Data shown:

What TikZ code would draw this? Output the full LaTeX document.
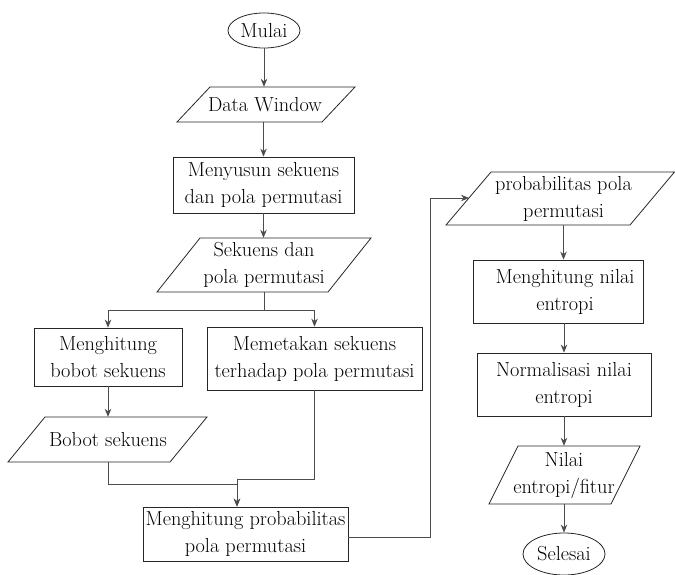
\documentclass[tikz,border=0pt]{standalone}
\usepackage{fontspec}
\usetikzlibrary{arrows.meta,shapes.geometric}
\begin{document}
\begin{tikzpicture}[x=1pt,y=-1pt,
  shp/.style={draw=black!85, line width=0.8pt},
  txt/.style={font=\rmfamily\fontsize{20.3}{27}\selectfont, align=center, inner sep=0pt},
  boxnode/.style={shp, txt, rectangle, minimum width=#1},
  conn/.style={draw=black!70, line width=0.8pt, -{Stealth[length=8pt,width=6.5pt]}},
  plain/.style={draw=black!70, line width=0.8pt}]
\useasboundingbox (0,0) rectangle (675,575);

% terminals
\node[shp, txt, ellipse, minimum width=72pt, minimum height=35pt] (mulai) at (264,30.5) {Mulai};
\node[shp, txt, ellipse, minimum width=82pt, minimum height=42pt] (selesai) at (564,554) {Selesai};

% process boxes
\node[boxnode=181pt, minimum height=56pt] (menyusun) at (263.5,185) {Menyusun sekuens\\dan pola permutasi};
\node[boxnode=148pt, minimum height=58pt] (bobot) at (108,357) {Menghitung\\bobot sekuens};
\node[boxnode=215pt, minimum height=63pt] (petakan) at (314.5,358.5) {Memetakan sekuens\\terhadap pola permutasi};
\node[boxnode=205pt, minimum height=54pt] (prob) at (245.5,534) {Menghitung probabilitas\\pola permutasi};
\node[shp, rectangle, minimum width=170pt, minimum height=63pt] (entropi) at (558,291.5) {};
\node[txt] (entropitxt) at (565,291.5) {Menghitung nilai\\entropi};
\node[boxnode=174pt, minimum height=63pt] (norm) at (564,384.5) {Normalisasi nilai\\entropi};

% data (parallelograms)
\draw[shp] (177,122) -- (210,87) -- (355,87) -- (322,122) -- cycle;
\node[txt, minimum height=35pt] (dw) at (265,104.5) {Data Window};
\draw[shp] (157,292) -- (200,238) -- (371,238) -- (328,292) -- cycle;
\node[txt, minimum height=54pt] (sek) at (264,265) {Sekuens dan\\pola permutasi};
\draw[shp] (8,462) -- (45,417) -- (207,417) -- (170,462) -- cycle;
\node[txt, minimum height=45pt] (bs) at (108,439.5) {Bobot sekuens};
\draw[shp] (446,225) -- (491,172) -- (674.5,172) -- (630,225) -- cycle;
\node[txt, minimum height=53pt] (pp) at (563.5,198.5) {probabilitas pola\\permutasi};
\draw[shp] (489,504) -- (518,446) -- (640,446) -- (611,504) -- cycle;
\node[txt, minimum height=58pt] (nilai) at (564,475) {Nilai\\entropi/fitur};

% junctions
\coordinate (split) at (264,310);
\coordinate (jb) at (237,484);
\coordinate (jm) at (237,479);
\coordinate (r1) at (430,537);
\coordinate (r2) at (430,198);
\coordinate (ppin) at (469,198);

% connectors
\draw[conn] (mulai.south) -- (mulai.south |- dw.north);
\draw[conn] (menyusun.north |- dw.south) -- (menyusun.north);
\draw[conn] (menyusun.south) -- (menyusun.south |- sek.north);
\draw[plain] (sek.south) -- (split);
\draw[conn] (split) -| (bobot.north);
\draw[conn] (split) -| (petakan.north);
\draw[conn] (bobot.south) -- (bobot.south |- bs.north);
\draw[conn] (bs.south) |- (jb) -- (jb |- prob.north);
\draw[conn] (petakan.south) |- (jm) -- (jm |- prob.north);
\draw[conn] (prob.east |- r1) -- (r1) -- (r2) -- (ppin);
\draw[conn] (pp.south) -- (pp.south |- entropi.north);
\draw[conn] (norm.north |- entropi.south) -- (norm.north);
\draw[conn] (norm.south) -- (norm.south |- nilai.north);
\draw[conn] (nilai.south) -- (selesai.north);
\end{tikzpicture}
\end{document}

Exercise instructions: Without the pictures, please reproduce each line of the listing above exactly, from the first one through the line bearing "minimum height=63pt] (norm)".

Task answer:
What TikZ code would draw this? Output the full LaTeX document.
\documentclass[tikz,border=0pt]{standalone}
\usepackage{fontspec}
\usetikzlibrary{arrows.meta,shapes.geometric}
\begin{document}
\begin{tikzpicture}[x=1pt,y=-1pt,
  shp/.style={draw=black!85, line width=0.8pt},
  txt/.style={font=\rmfamily\fontsize{20.3}{27}\selectfont, align=center, inner sep=0pt},
  boxnode/.style={shp, txt, rectangle, minimum width=#1},
  conn/.style={draw=black!70, line width=0.8pt, -{Stealth[length=8pt,width=6.5pt]}},
  plain/.style={draw=black!70, line width=0.8pt}]
\useasboundingbox (0,0) rectangle (675,575);

% terminals
\node[shp, txt, ellipse, minimum width=72pt, minimum height=35pt] (mulai) at (264,30.5) {Mulai};
\node[shp, txt, ellipse, minimum width=82pt, minimum height=42pt] (selesai) at (564,554) {Selesai};

% process boxes
\node[boxnode=181pt, minimum height=56pt] (menyusun) at (263.5,185) {Menyusun sekuens\\dan pola permutasi};
\node[boxnode=148pt, minimum height=58pt] (bobot) at (108,357) {Menghitung\\bobot sekuens};
\node[boxnode=215pt, minimum height=63pt] (petakan) at (314.5,358.5) {Memetakan sekuens\\terhadap pola permutasi};
\node[boxnode=205pt, minimum height=54pt] (prob) at (245.5,534) {Menghitung probabilitas\\pola permutasi};
\node[shp, rectangle, minimum width=170pt, minimum height=63pt] (entropi) at (558,291.5) {};
\node[txt] (entropitxt) at (565,291.5) {Menghitung nilai\\entropi};
\node[boxnode=174pt, minimum height=63pt] (norm) at (564,384.5) {Normalisasi nilai\\entropi};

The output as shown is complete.